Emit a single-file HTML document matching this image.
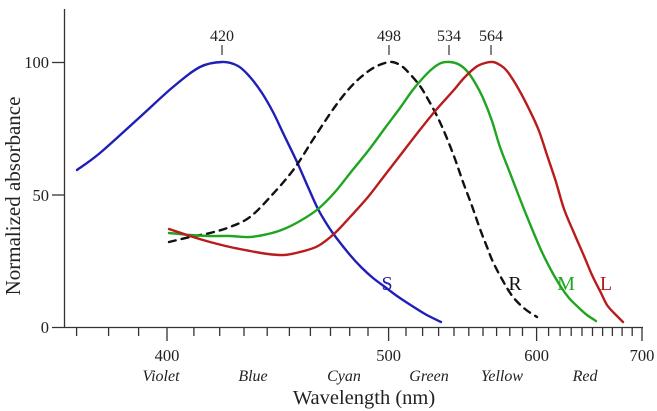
<!DOCTYPE html>
<html><head><meta charset="utf-8"><style>
html,body{margin:0;padding:0;background:#fff;}
svg{display:block;}
text{font-family:"Liberation Serif",serif;fill:#222;}
</style></head><body>
<svg id="s" width="657" height="411" viewBox="0 0 657 411" xmlns="http://www.w3.org/2000/svg">
<g stroke="#333" stroke-width="1.3" fill="none">
<line x1="64.5" y1="9" x2="64.5" y2="327.5"/>
<line x1="52" y1="327.5" x2="643" y2="327.5"/>
<line x1="52" y1="195" x2="64.5" y2="195"/>
<line x1="52" y1="62.5" x2="64.5" y2="62.5"/>
</g>
<g font-size="16.5" text-anchor="end">
<text x="49" y="68">100</text>
<text x="49" y="201">50</text>
<text x="49" y="333">0</text>
</g>
<text font-size="21" transform="translate(20,196) rotate(-90)" text-anchor="middle">Normalized absorbance</text>
<g font-size="16.5" text-anchor="middle">
<text x="167" y="361">400</text>
<text x="388.6" y="361">500</text>
<text x="536.6" y="361">600</text>
<text x="642" y="361">700</text>
</g>
<g font-size="16" font-style="italic" text-anchor="middle">
<text x="161" y="381">Violet</text>
<text x="253" y="381">Blue</text>
<text x="344" y="381">Cyan</text>
<text x="429" y="381">Green</text>
<text x="502" y="381">Yellow</text>
<text x="585" y="381">Red</text>
</g>
<text x="364" y="404" font-size="20.5" text-anchor="middle">Wavelength (nm)</text>
<g font-size="16" text-anchor="middle">
<text x="222" y="41">420</text>
<text x="389" y="41">498</text>
<text x="449" y="41">534</text>
<text x="491" y="41">564</text>
</g>
<g stroke="#333" stroke-width="1.2">
<line x1="222" y1="45" x2="222" y2="55"/>
<line x1="389" y1="45" x2="389" y2="55"/>
<line x1="449" y1="45" x2="449" y2="55"/>
<line x1="491" y1="45" x2="491" y2="55"/>
</g>
<g fill="none" stroke-width="2.4" stroke-linejoin="round" stroke-linecap="round">
<path id="pb" stroke="#1f1fb8"/>
<path id="pr" stroke="#111" stroke-dasharray="7,6"/>
<path id="pg" stroke="#1fa51f"/>
<path id="pl" stroke="#b81c1c"/>
</g>
<g font-size="20" text-anchor="middle">
<text x="387" y="290" style="fill:#1f1fb8">S</text>
<text x="515" y="290" style="fill:#111">R</text>
<text x="566" y="290" style="fill:#1fa51f">M</text>
<text x="606" y="290" style="fill:#b81c1c">L</text>
</g>
<g stroke="#333" stroke-width="1.3">
<line x1="76.6" y1="327" x2="76.6" y2="336"/><line x1="108.6" y1="327" x2="108.6" y2="336"/><line x1="138.6" y1="327" x2="138.6" y2="336"/><line x1="167" y1="327" x2="167" y2="341"/><line x1="193.9" y1="327" x2="193.9" y2="336"/><line x1="219.7" y1="327" x2="219.7" y2="336"/><line x1="244" y1="327" x2="244" y2="336"/><line x1="267.2" y1="327" x2="267.2" y2="336"/><line x1="289.4" y1="327" x2="289.4" y2="336"/><line x1="310.4" y1="327" x2="310.4" y2="336"/><line x1="330.5" y1="327" x2="330.5" y2="336"/><line x1="349.7" y1="327" x2="349.7" y2="336"/><line x1="368" y1="327" x2="368" y2="336"/><line x1="388.6" y1="327" x2="388.6" y2="341"/><line x1="406" y1="327" x2="406" y2="336"/><line x1="422.6" y1="327" x2="422.6" y2="336"/><line x1="438.6" y1="327" x2="438.6" y2="336"/><line x1="454" y1="327" x2="454" y2="336"/><line x1="468.8" y1="327" x2="468.8" y2="336"/><line x1="483" y1="327" x2="483" y2="336"/><line x1="496.6" y1="327" x2="496.6" y2="336"/><line x1="509.8" y1="327" x2="509.8" y2="336"/><line x1="522.5" y1="327" x2="522.5" y2="336"/><line x1="536.6" y1="327" x2="536.6" y2="341"/><line x1="548.6" y1="327" x2="548.6" y2="336"/><line x1="560.1" y1="327" x2="560.1" y2="336"/><line x1="571.2" y1="327" x2="571.2" y2="336"/><line x1="582" y1="327" x2="582" y2="336"/><line x1="592.5" y1="327" x2="592.5" y2="336"/><line x1="602.6" y1="327" x2="602.6" y2="336"/><line x1="612.4" y1="327" x2="612.4" y2="336"/><line x1="622.1" y1="327" x2="622.1" y2="336"/><line x1="632.2" y1="327" x2="632.2" y2="336"/><line x1="642" y1="327" x2="642" y2="341"/>
</g>
</svg>
<script>
function cr(p){var d="M"+p[0][0]+","+p[0][1];for(var i=0;i<p.length-1;i++){var a=p[i-1]||p[i],b=p[i],c=p[i+1],e=p[i+2]||c;
d+=" C"+(b[0]+(c[0]-a[0])/6).toFixed(1)+","+(b[1]+(c[1]-a[1])/6).toFixed(1)+" "+(c[0]-(e[0]-b[0])/6).toFixed(1)+","+(c[1]-(e[1]-b[1])/6).toFixed(1)+" "+c[0]+","+c[1];}return d;}
var B=[[77,170],[100,153],[140,117],[173,87],[200,67],[222,62],[238,66],[250,77],[262,93],[273,112],[284,135],[297,162],[308,187],[318,209],[328,226],[338,240],[350,255],[361,267],[373,278],[385,287],[397,296],[409,304],[425,314],[441,322]];
var R=[[169,242],[190,237],[210,233],[230,227],[250,217],[272,195],[294,169],[314,138],[334,108],[348,90],[361,77],[375,67],[390,62],[400,65],[409,73],[420,86],[429,101],[438,118],[446,136],[455,159],[463,182],[472,206],[480,229],[487,247],[493,262],[503,281],[513,297],[525,309],[537,317]];
var G=[[169,233],[190,235],[210,236],[230,236],[250,237],[268,234],[284,229],[300,221],[318,209],[335,192],[351,172],[368,151],[385,128],[400,108],[412,91],[422,79],[432,69],[441,63],[450,62],[458,64],[466,70],[474,81],[483,98],[492,121],[500,147],[510,173],[520,199],[530,224],[541,250],[551,270],[561,287],[569,298],[578,307],[587,315],[596,321]];
var L=[[169,229],[190,236],[210,242],[230,247],[250,251],[268,254],[284,255],[300,252],[318,246],[335,233],[351,216],[368,197],[385,175],[402,153],[419,131],[436,110],[453,91],[464,78],[476,67],[485,63],[493,62],[500,65],[507,71],[518,88],[530,111],[539,131],[547,155],[556,182],[564,209],[574,233],[584,256],[592,275],[601,293],[607,305],[614,313],[623,322]];
document.getElementById("pb").setAttribute("d",cr(B));
document.getElementById("pr").setAttribute("d",cr(R));
document.getElementById("pg").setAttribute("d",cr(G));
document.getElementById("pl").setAttribute("d",cr(L));
</script>
</body></html>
# # # # #
Every line of the data above should be quoted exactly. Omit the pictures.

### OUTPUT FOR THIS TASK:
Emit a single-file HTML document matching this image.
<!DOCTYPE html>
<html><head><meta charset="utf-8"><style>
html,body{margin:0;padding:0;background:#fff;}
svg{display:block;}
text{font-family:"Liberation Serif",serif;fill:#222;}
</style></head><body>
<svg id="s" width="657" height="411" viewBox="0 0 657 411" xmlns="http://www.w3.org/2000/svg">
<g stroke="#333" stroke-width="1.3" fill="none">
<line x1="64.5" y1="9" x2="64.5" y2="327.5"/>
<line x1="52" y1="327.5" x2="643" y2="327.5"/>
<line x1="52" y1="195" x2="64.5" y2="195"/>
<line x1="52" y1="62.5" x2="64.5" y2="62.5"/>
</g>
<g font-size="16.5" text-anchor="end">
<text x="49" y="68">100</text>
<text x="49" y="201">50</text>
<text x="49" y="333">0</text>
</g>
<text font-size="21" transform="translate(20,196) rotate(-90)" text-anchor="middle">Normalized absorbance</text>
<g font-size="16.5" text-anchor="middle">
<text x="167" y="361">400</text>
<text x="388.6" y="361">500</text>
<text x="536.6" y="361">600</text>
<text x="642" y="361">700</text>
</g>
<g font-size="16" font-style="italic" text-anchor="middle">
<text x="161" y="381">Violet</text>
<text x="253" y="381">Blue</text>
<text x="344" y="381">Cyan</text>
<text x="429" y="381">Green</text>
<text x="502" y="381">Yellow</text>
<text x="585" y="381">Red</text>
</g>
<text x="364" y="404" font-size="20.5" text-anchor="middle">Wavelength (nm)</text>
<g font-size="16" text-anchor="middle">
<text x="222" y="41">420</text>
<text x="389" y="41">498</text>
<text x="449" y="41">534</text>
<text x="491" y="41">564</text>
</g>
<g stroke="#333" stroke-width="1.2">
<line x1="222" y1="45" x2="222" y2="55"/>
<line x1="389" y1="45" x2="389" y2="55"/>
<line x1="449" y1="45" x2="449" y2="55"/>
<line x1="491" y1="45" x2="491" y2="55"/>
</g>
<g fill="none" stroke-width="2.4" stroke-linejoin="round" stroke-linecap="round">
<path id="pb" stroke="#1f1fb8"/>
<path id="pr" stroke="#111" stroke-dasharray="7,6"/>
<path id="pg" stroke="#1fa51f"/>
<path id="pl" stroke="#b81c1c"/>
</g>
<g font-size="20" text-anchor="middle">
<text x="387" y="290" style="fill:#1f1fb8">S</text>
<text x="515" y="290" style="fill:#111">R</text>
<text x="566" y="290" style="fill:#1fa51f">M</text>
<text x="606" y="290" style="fill:#b81c1c">L</text>
</g>
<g stroke="#333" stroke-width="1.3">
<line x1="76.6" y1="327" x2="76.6" y2="336"/><line x1="108.6" y1="327" x2="108.6" y2="336"/><line x1="138.6" y1="327" x2="138.6" y2="336"/><line x1="167" y1="327" x2="167" y2="341"/><line x1="193.9" y1="327" x2="193.9" y2="336"/><line x1="219.7" y1="327" x2="219.7" y2="336"/><line x1="244" y1="327" x2="244" y2="336"/><line x1="267.2" y1="327" x2="267.2" y2="336"/><line x1="289.4" y1="327" x2="289.4" y2="336"/><line x1="310.4" y1="327" x2="310.4" y2="336"/><line x1="330.5" y1="327" x2="330.5" y2="336"/><line x1="349.7" y1="327" x2="349.7" y2="336"/><line x1="368" y1="327" x2="368" y2="336"/><line x1="388.6" y1="327" x2="388.6" y2="341"/><line x1="406" y1="327" x2="406" y2="336"/><line x1="422.6" y1="327" x2="422.6" y2="336"/><line x1="438.6" y1="327" x2="438.6" y2="336"/><line x1="454" y1="327" x2="454" y2="336"/><line x1="468.8" y1="327" x2="468.8" y2="336"/><line x1="483" y1="327" x2="483" y2="336"/><line x1="496.6" y1="327" x2="496.6" y2="336"/><line x1="509.8" y1="327" x2="509.8" y2="336"/><line x1="522.5" y1="327" x2="522.5" y2="336"/><line x1="536.6" y1="327" x2="536.6" y2="341"/><line x1="548.6" y1="327" x2="548.6" y2="336"/><line x1="560.1" y1="327" x2="560.1" y2="336"/><line x1="571.2" y1="327" x2="571.2" y2="336"/><line x1="582" y1="327" x2="582" y2="336"/><line x1="592.5" y1="327" x2="592.5" y2="336"/><line x1="602.6" y1="327" x2="602.6" y2="336"/><line x1="612.4" y1="327" x2="612.4" y2="336"/><line x1="622.1" y1="327" x2="622.1" y2="336"/><line x1="632.2" y1="327" x2="632.2" y2="336"/><line x1="642" y1="327" x2="642" y2="341"/>
</g>
</svg>
<script>
function cr(p){var d="M"+p[0][0]+","+p[0][1];for(var i=0;i<p.length-1;i++){var a=p[i-1]||p[i],b=p[i],c=p[i+1],e=p[i+2]||c;
d+=" C"+(b[0]+(c[0]-a[0])/6).toFixed(1)+","+(b[1]+(c[1]-a[1])/6).toFixed(1)+" "+(c[0]-(e[0]-b[0])/6).toFixed(1)+","+(c[1]-(e[1]-b[1])/6).toFixed(1)+" "+c[0]+","+c[1];}return d;}
var B=[[77,170],[100,153],[140,117],[173,87],[200,67],[222,62],[238,66],[250,77],[262,93],[273,112],[284,135],[297,162],[308,187],[318,209],[328,226],[338,240],[350,255],[361,267],[373,278],[385,287],[397,296],[409,304],[425,314],[441,322]];
var R=[[169,242],[190,237],[210,233],[230,227],[250,217],[272,195],[294,169],[314,138],[334,108],[348,90],[361,77],[375,67],[390,62],[400,65],[409,73],[420,86],[429,101],[438,118],[446,136],[455,159],[463,182],[472,206],[480,229],[487,247],[493,262],[503,281],[513,297],[525,309],[537,317]];
var G=[[169,233],[190,235],[210,236],[230,236],[250,237],[268,234],[284,229],[300,221],[318,209],[335,192],[351,172],[368,151],[385,128],[400,108],[412,91],[422,79],[432,69],[441,63],[450,62],[458,64],[466,70],[474,81],[483,98],[492,121],[500,147],[510,173],[520,199],[530,224],[541,250],[551,270],[561,287],[569,298],[578,307],[587,315],[596,321]];
var L=[[169,229],[190,236],[210,242],[230,247],[250,251],[268,254],[284,255],[300,252],[318,246],[335,233],[351,216],[368,197],[385,175],[402,153],[419,131],[436,110],[453,91],[464,78],[476,67],[485,63],[493,62],[500,65],[507,71],[518,88],[530,111],[539,131],[547,155],[556,182],[564,209],[574,233],[584,256],[592,275],[601,293],[607,305],[614,313],[623,322]];
document.getElementById("pb").setAttribute("d",cr(B));
document.getElementById("pr").setAttribute("d",cr(R));
document.getElementById("pg").setAttribute("d",cr(G));
document.getElementById("pl").setAttribute("d",cr(L));
</script>
</body></html>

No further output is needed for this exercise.